■ **TO BE DONE**: For this exercise, copy out each line of the material below that includes "with".
------------------------------------
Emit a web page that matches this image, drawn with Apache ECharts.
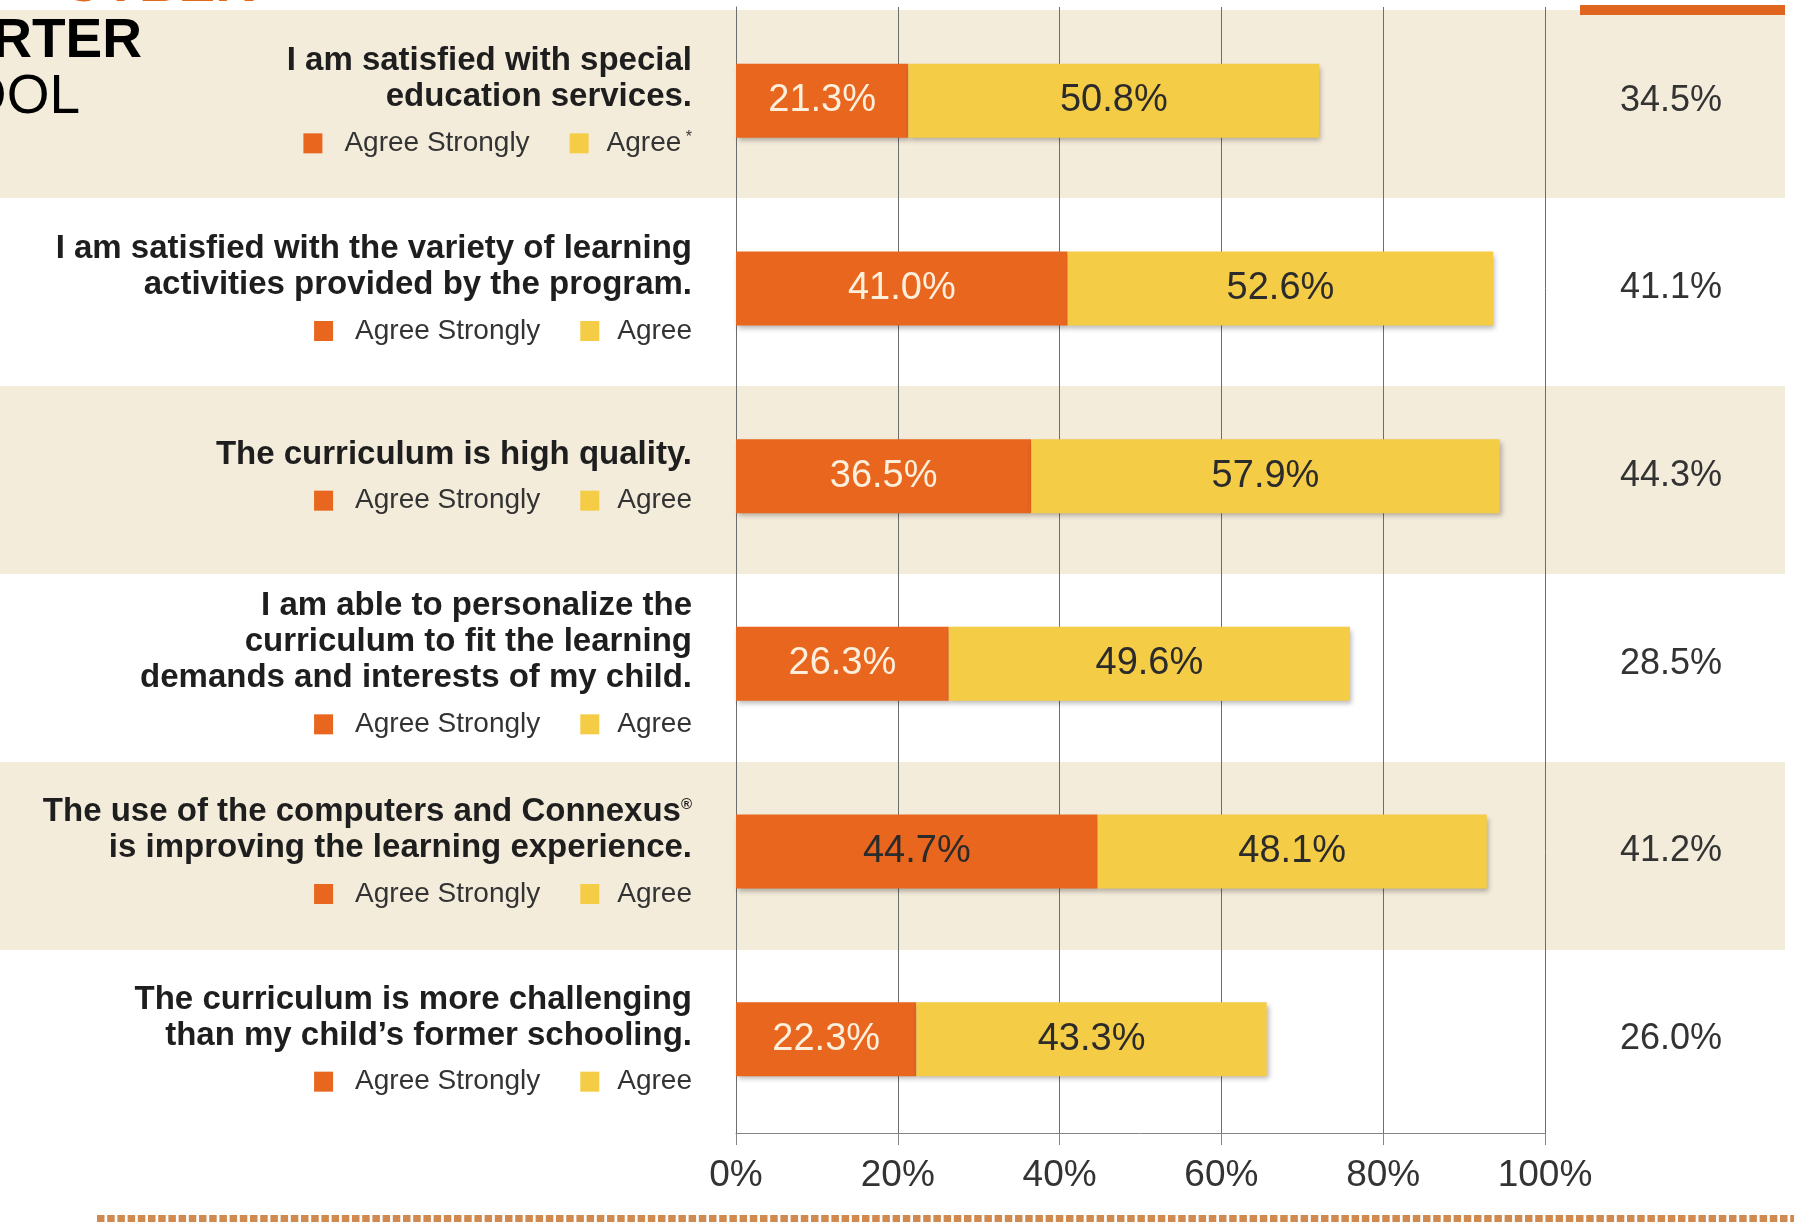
<!DOCTYPE html>
<html>
<head>
<meta charset="utf-8">
<script src="https://cdn.jsdelivr.net/npm/echarts@6/dist/echarts.min.js"></script>
<style>
  html, body { margin: 0; padding: 0; background: #fff; }
  #chart { width: 1794px; height: 1225px; }
</style>
</head>
<body>
<div id="chart"></div>
<script>
// survey statements, top to bottom
var questions = [
  'I am satisfied with special\neducation services.',
  'I am satisfied with the variety of learning\nactivities provided by the program.',
  'The curriculum is high quality.',
  'I am able to personalize the\ncurriculum to fit the learning\ndemands and interests of my child.',
  'The use of the computers and Connexus®\nis improving the learning experience.',
  'The curriculum is more challenging\nthan my child\u2019s former schooling.'
];
var agreeStrongly = [21.3, 41.0, 36.5, 26.3, 44.7, 22.3];
var agree = [50.8, 52.6, 57.9, 49.6, 48.1, 43.3];
var otherPct = [34.5, 41.1, 44.3, 28.5, 41.2, 26.0]; // right hand column
var legendNames = ['Agree Strongly', 'Agree'];

var FONT = "'Liberation Sans', Arial, sans-serif";
var ORANGE = '#e8661e';
var YELLOW = '#f5cc45';

var chart = echarts.init(document.getElementById('chart'));

// question text + the little per-row key under it
function questionLabel(value, index) {
  var lines = value.split('\n').map(function (ln) {
    return ln.split('®').map(function (s) {
      return s ? '{q|' + s + '}' : '';
    }).join('{sup|®}');
  });
  var key = '{sq1| }{g1| }{lg|' + legendNames[0] + '}{g2| }{sq2| }{g3| }{lg|' + legendNames[1] + '}';
  if (index === 0) key += '{ast| *}';
  return lines.join('\n') + '\n' + key;
}

var barShadow = {
  shadowBlur: 5,
  shadowColor: 'rgba(0,0,0,0.28)',
  shadowOffsetX: 2,
  shadowOffsetY: 3
};

var option = {
  animation: false,
  backgroundColor: '#ffffff',
  textStyle: { fontFamily: FONT },
  grid: [
    { left: 0, right: 9, top: 10, bottom: 87 },   // background stripes
    { left: 736, right: 249, top: 7, bottom: 92 } // bars
  ],
  xAxis: [
    { gridIndex: 0, type: 'value', show: false, min: 0, max: 1 },
    {
      gridIndex: 1,
      type: 'value',
      min: 0,
      max: 100,
      interval: 20,
      axisLine: { show: true, lineStyle: { color: '#858585', width: 1 } },
      axisTick: { show: true, length: 12, lineStyle: { color: '#858585' } },
      axisLabel: { formatter: '{value}%', fontSize: 37, color: '#333', margin: 24, fontFamily: FONT },
      splitLine: { show: true, lineStyle: { color: '#6e6e6e', width: 1 } }
    }
  ],
  yAxis: [
    {
      gridIndex: 0,
      type: 'category',
      inverse: true,
      data: questions,
      z: -1,
      axisLine: { show: false },
      axisTick: { show: false },
      axisLabel: { show: false },
      splitLine: { show: false },
      splitArea: { show: true, areaStyle: { color: ['#f4ecdb', '#ffffff'] } }
    },
    {
      gridIndex: 1,
      type: 'category',
      position: 'left',
      inverse: true,
      data: questions,
      axisLine: { show: true, lineStyle: { color: '#6e6e6e', width: 1 } },
      axisTick: { show: false },
      axisLabel: {
        interval: 0,
        margin: 44,
        padding: [13, 0, 0, 0],
        formatter: questionLabel,
        rich: {
          q: { fontFamily: FONT, fontSize: 33, fontWeight: 'bold', color: '#1e1e1e', lineHeight: 36 },
          sup: { fontFamily: FONT, fontSize: 15, fontWeight: 'bold', color: '#1e1e1e', lineHeight: 36, padding: [0, 0, 14, 0] },
          lg: { fontFamily: FONT, fontSize: 28, color: '#333', lineHeight: 56 },
          ast: { fontFamily: FONT, fontSize: 16, color: '#333', lineHeight: 56, padding: [0, 0, 12, 0] },
          sq1: { width: 19, height: 20, backgroundColor: ORANGE, lineHeight: 56 },
          sq2: { width: 19, height: 20, backgroundColor: YELLOW, lineHeight: 56 },
          g1: { width: 22, lineHeight: 56 },
          g2: { width: 40, lineHeight: 56 },
          g3: { width: 18, lineHeight: 56 }
        }
      }
    },
    {
      gridIndex: 1,
      type: 'category',
      position: 'right',
      inverse: true,
      data: questions,
      axisLine: { show: false },
      axisTick: { show: false },
      axisLabel: {
        interval: 0,
        margin: 75,
        align: 'left',
        fontSize: 36,
        color: '#333',
        fontFamily: FONT,
        formatter: function (v, i) { return otherPct[i].toFixed(1) + '%'; }
      }
    }
  ],
  series: [
    {
      name: legendNames[0],
      type: 'bar',
      stack: 'total',
      xAxisIndex: 1,
      yAxisIndex: 1,
      barWidth: 74,
      itemStyle: Object.assign({ color: ORANGE }, barShadow),
      label: {
        show: true,
        position: 'inside',
        fontSize: 38,
        fontFamily: FONT,
        formatter: function (p) { return p.value.toFixed(1) + '%'; }
      },
      data: agreeStrongly.map(function (v, i) {
        // the 44.7% label is dark in the original
        return { value: v, label: { color: i === 4 ? '#2b2b2b' : '#fcefdc' } };
      })
    },
    {
      name: legendNames[1],
      type: 'bar',
      stack: 'total',
      xAxisIndex: 1,
      yAxisIndex: 1,
      barWidth: 74,
      itemStyle: Object.assign({ color: YELLOW }, barShadow),
      label: {
        show: true,
        position: 'inside',
        fontSize: 38,
        fontFamily: FONT,
        color: '#2b2b2b',
        formatter: function (p) { return p.value.toFixed(1) + '%'; }
      },
      data: agree
    }
  ],
  graphic: [
    // bits of the slide heading that are cut off at the left edge
    {
      type: 'text', x: 255, y: -14, z: 10,
      style: { text: 'CYBER', font: 'bold 55px ' + FONT, fill: '#e36a1c', align: 'right', verticalAlign: 'middle', textAlign: 'right', textVerticalAlign: 'middle' }
    },
    {
      type: 'text', x: 142, y: 42, z: 10,
      style: { text: 'RTER', font: 'bold 55px ' + FONT, fill: '#000', align: 'right', verticalAlign: 'middle', textAlign: 'right', textVerticalAlign: 'middle' }
    },
    {
      type: 'text', x: 80, y: 98, z: 10,
      style: { text: 'OOL', font: '55px ' + FONT, fill: '#000', align: 'right', verticalAlign: 'middle', textAlign: 'right', textVerticalAlign: 'middle' }
    },
    {
      type: 'rect', z: 10,
      shape: { x: 1580, y: 5, width: 205, height: 10 },
      style: { fill: '#e0651e' }
    },
    {
      type: 'line', z: 10,
      shape: { x1: 97, y1: 1218.5, x2: 1794, y2: 1218.5 },
      style: { stroke: '#d08a50', lineWidth: 7, lineDash: [7.5, 2.7] }
    }
  ]
};

chart.setOption(option);
</script>
</body>
</html>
------------------------------------
■ **ANSWER BELOW**:
Emit a web page that matches this image, drawn with Apache ECharts.
  'I am satisfied with special\neducation services.',
  'I am satisfied with the variety of learning\nactivities provided by the program.',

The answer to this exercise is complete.